Illustrator and author Maurice Sendak, creator of “Where the Wild Things Are”, “In the Night Kitchen” and “Outside, Over There” has passed away at 83. It is an impossible task to catalogue the countless ways Sendak has contributed to our culture. His work is so unique it seeded itself into the smallest cracks of our consciousness when we were young and now yields strange, wonderful things.
But in one thing I am certain; ask any graphic or interface designer who designs for children if they have been personally influenced by Sendak’s work, you will likely meet an emphatic “Yes”.
This is not a simple matter of aping style or technique. While Sendak’s illustrative craft is masterful, it is something deeper those of us who design respond to.

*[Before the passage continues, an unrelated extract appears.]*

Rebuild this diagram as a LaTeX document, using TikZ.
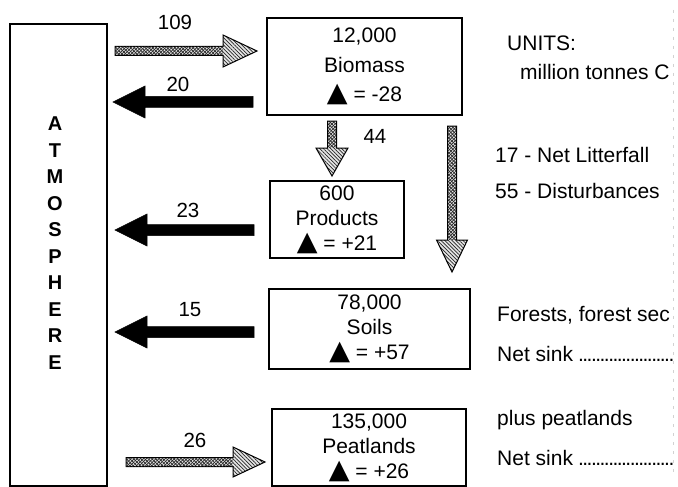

Sendak himself said, “I don’t write for children. I write, and they tell me it’s for children.”
I believe that is the ideal philosophy by which to approach creating any sort of character, interface or design with children intended as the end users. What Sendak did so admirably is understand that kids are as complex, contradictory and philosophical as any adult. While the twin pressures of deadlines and creating a polished product make it is easy to fall into a default design mode of all bright colors and smooth edges, it is worth remembering that it is the rough edges that catch the corners of a child’s imagination. Kids are endlessly questioning, and as such, are often pleased to be confronted with something a little different. To have something a little scary, something a little strange and something a little honest about the world can go far in keeping a child’s attention where it might otherwise stray.
Now all that said; interface design exists in service to instructional design. It is the gelatin that suspends the delicious marshmallows of knowledge in the final product salad. It is not the role of graphic design for children’s software to diverge into confrontational and unsettling places. It must be approachable, easily understood and must not drown out the lessons or curriculum presented. It is not meant to be a ‘Wild Rumpus’.
But there are countless ways, little touches that you can include into a design that tells kids; you know that they know.
Maurice Sendak was instrumental to my childhood. But I’m astounded now, as a parent and a graphic designer who works on projects aimed at school kids, how instrumental he is to me as an adult.